Award-winning sports journalist Kindred (Glove Stories, 2002, etc.) captures the spirit of an era in intersecting biographies of two truly irrepressible personalities. The author, who knew both Ali and Cosell, might be accused of forcing them together here, as each has been the subject of numerous other books, including their own. What common bond, after all, could the offspring of Russian-Jewish immigrants to Brooklyn have with a Kentucky sign-painter's son 24 years his junior?
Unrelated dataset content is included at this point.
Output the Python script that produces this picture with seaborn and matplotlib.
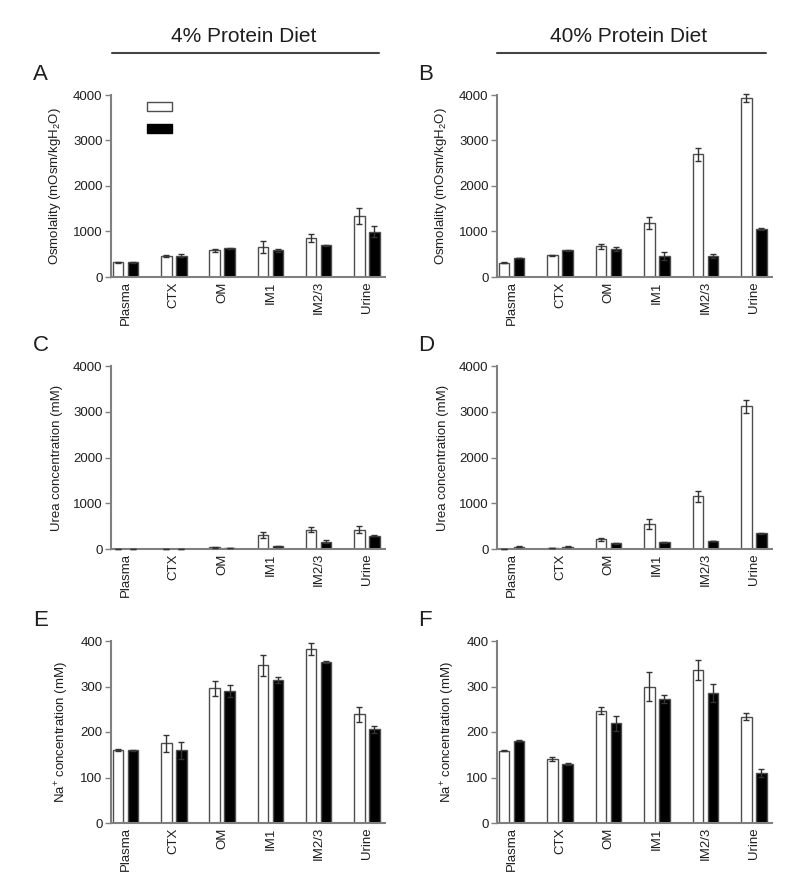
import matplotlib
matplotlib.use("Agg")
import matplotlib.pyplot as plt
from matplotlib.lines import Line2D
from matplotlib.patches import Patch
import seaborn as sns
import pandas as pd

# ---------------- data ----------------
categories = ["Plasma", "CTX", "OM", "IM1", "IM2/3", "Urine"]
groups = ["open", "filled"]

osm4_open = [325, 465, 585, 660, 860, 1335]
osm4_open_err = [10, 15, 35, 140, 85, 180]
osm4_filled = [325, 465, 635, 590, 695, 995]
osm4_filled_err = [8, 35, 12, 35, 15, 120]

osm40_open = [318, 480, 675, 1190, 2700, 3935]
osm40_open_err = [8, 8, 50, 130, 140, 80]
osm40_filled = [420, 585, 625, 455, 455, 1055]
osm40_filled_err = [8, 10, 45, 90, 40, 20]

urea4_open = [3, 5, 35, 300, 420, 425]
urea4_open_err = [2, 3, 8, 65, 50, 70]
urea4_filled = [3, 2, 15, 58, 160, 290]
urea4_filled_err = [1, 1, 4, 8, 35, 8]

urea40_open = [8, 22, 210, 555, 1150, 3120]
urea40_open_err = [2, 4, 40, 110, 115, 145]
urea40_filled = [50, 50, 125, 145, 175, 342]
urea40_filled_err = [5, 5, 10, 10, 10, 15]

na4_open = [160, 175, 296, 347, 382, 239]
na4_open_err = [2, 19, 17, 23, 13, 17]
na4_filled = [160, 160, 290, 314, 354, 206]
na4_filled_err = [1, 19, 13, 6, 2, 8]

na40_open = [159, 141, 247, 300, 337, 234]
na40_open_err = [1, 4, 8, 31, 22, 8]
na40_filled = [181, 130, 219, 273, 286, 110]
na40_filled_err = [1, 2, 16, 9, 20, 9]

diet_titles = ["4% Protein Diet", "40% Protein Diet"]
panel_letters = ["A", "B", "C", "D", "E", "F"]
ylabels = ["Osmolality (mOsm/kgH$_2$O)", "Urea concentration (mM)",
           "Na$^{+}$ concentration (mM)"]
yticks_big = [0, 1000, 2000, 3000, 4000]
yticks_na = [0, 100, 200, 300, 400]

# ---------------- style ----------------
sns.set_style("white")
plt.rcParams["font.family"] = ["Liberation Sans", "DejaVu Sans"]
plt.rcParams["mathtext.fontset"] = "custom"
plt.rcParams["mathtext.rm"] = "Liberation Sans"
plt.rcParams["mathtext.it"] = "Liberation Sans:italic"
plt.rcParams["mathtext.bf"] = "Liberation Sans:bold"
TXT = "#1e1e1e"
SPINE = "#808080"
EDGE = "#4d4d4d"
FS = 9.5

W, H = 800, 880
fig = plt.figure(figsize=(W / 100, H / 100), dpi=100)


def fx(px):
    return px / W


def fy(py):
    return 1 - py / H


col_left = [111, 497]
col_right = [385, 772]
row_top = [95, 366, 641]
row_bottom = [277, 549, 823]

panels = [
    (osm4_open, osm4_open_err, osm4_filled, osm4_filled_err),
    (osm40_open, osm40_open_err, osm40_filled, osm40_filled_err),
    (urea4_open, urea4_open_err, urea4_filled, urea4_filled_err),
    (urea40_open, urea40_open_err, urea40_filled, urea40_filled_err),
    (na4_open, na4_open_err, na4_filled, na4_filled_err),
    (na40_open, na40_open_err, na40_filled, na40_filled_err),
]

for idx, (o, oe, f, fe) in enumerate(panels):
    r, c = divmod(idx, 2)
    ax = fig.add_axes([fx(col_left[c]), fy(row_bottom[r]),
                       fx(col_right[c] - col_left[c]),
                       (row_bottom[r] - row_top[r]) / H])
    df = pd.DataFrame({
        "site": categories * 2,
        "group": [groups[0]] * len(categories) + [groups[1]] * len(categories),
        "value": list(o) + list(f),
    })
    sns.barplot(data=df, x="site", y="value", hue="group", order=categories,
                hue_order=groups, palette={"open": "white", "filled": "black"},
                width=0.62, gap=0.29, edgecolor=EDGE, linewidth=1.0,
                errorbar=None, legend=False, ax=ax)
    for cont, errs in zip(ax.containers, [oe, fe]):
        xs = [b.get_x() + b.get_width() / 2 for b in cont]
        ys = [b.get_height() for b in cont]
        ax.errorbar(xs, ys, yerr=errs, fmt="none", ecolor="#333333",
                    elinewidth=1.0, capsize=2.5, capthick=1.0, zorder=5,
                    clip_on=False)
    ax.set_xlim(-0.30, 5.375)
    if r < 2:
        ax.set_ylim(0, 4000)
        ax.set_yticks(yticks_big)
    else:
        ax.set_ylim(0, 400)
        ax.set_yticks(yticks_na)
    ax.set_xlabel("")
    ax.set_ylabel(ylabels[r], fontsize=FS, color=TXT, labelpad=7)
    for s in ["top", "right"]:
        ax.spines[s].set_visible(False)
    for s in ["left", "bottom"]:
        ax.spines[s].set_color(SPINE)
        ax.spines[s].set_linewidth(1.5)
    ax.tick_params(axis="y", length=4, width=1, color=SPINE, labelsize=FS,
                   labelcolor=TXT, pad=2, left=True)
    ax.tick_params(axis="x", length=0, labelsize=FS, labelcolor=TXT,
                   labelrotation=90, pad=3)
    ax.set_facecolor("white")
    # panel letter
    fig.text(fx(33 if c == 0 else 418), fy(row_top[r] - 15), panel_letters[idx],
             fontsize=16, color=TXT, ha="left", va="baseline")
    if idx == 0:
        handles = [Patch(facecolor="white", edgecolor=EDGE, linewidth=1.0),
                   Patch(facecolor="black", edgecolor="black", linewidth=1.0)]
        ax.legend(handles, ["", ""], loc="upper left",
                  bbox_to_anchor=(0.13, 0.962), frameon=False,
                  handlelength=1.9, handleheight=0.68, labelspacing=0.72,
                  borderpad=0, borderaxespad=0, handletextpad=0, fontsize=FS)

# diet headers
title_cx = [244, 629]
line_x = [(112, 379), (497, 766)]
for c in range(2):
    fig.text(fx(title_cx[c]), fy(37), diet_titles[c], fontsize=15, color=TXT,
             ha="center", va="center")
    fig.add_artist(Line2D([fx(line_x[c][0]), fx(line_x[c][1])], [fy(53), fy(53)],
                          color="#444444", linewidth=1.5))

fig.savefig("out.png", dpi=100, facecolor="white")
Kindred quickly answers this question, and dispels any doubts about his project, with a vast barrage of anecdotes, testimonials and riveting summaries of media events that freeze the essential moments as two ambitious careers collide and meld in a decades-long dance of sometimes brilliant and often shameless mutual exploitation. Immediately after their first encounter in the early 1960s, the bombastic doggerel of Cassius Marcellus Clay Jr., a 20-year-old Olympic heavyweight champ turned pro, and the sesquipedalian arrogance of Cosell, an apostate attorney dreaming of a media spotlight as the prototypical sports journalist, became an irresistible attraction for a TV nation hungering for "telling it like it is." With Cosell pushing Clay, soon to rename himself Ali, with intimidating questions about his unorthodox boxing style ("Are you, in fact, afraid of being hit?"), and Clay in turn threatening to snatch off his mock adversary's obvious toupee on camera, the show boomed along into the big time. When Ali turned Muslim draft-resister, Cosell, almost alone, stayed in his corner. As fans of both remember, and Kindred well documents, the lows inevitably came. For example, a past-his-prime Ali suppressing a medicalexam that showed neurologically impaired coordination, only to be pummeled by undefeated champ Larry Holmes. Or Cosell being accosted by frustrated broadcasting partner Al Michaels after downing the better part of a bottle of vodka during a baseball game. Nicely written insider's compendium on the men, their times and TV's impact on sports.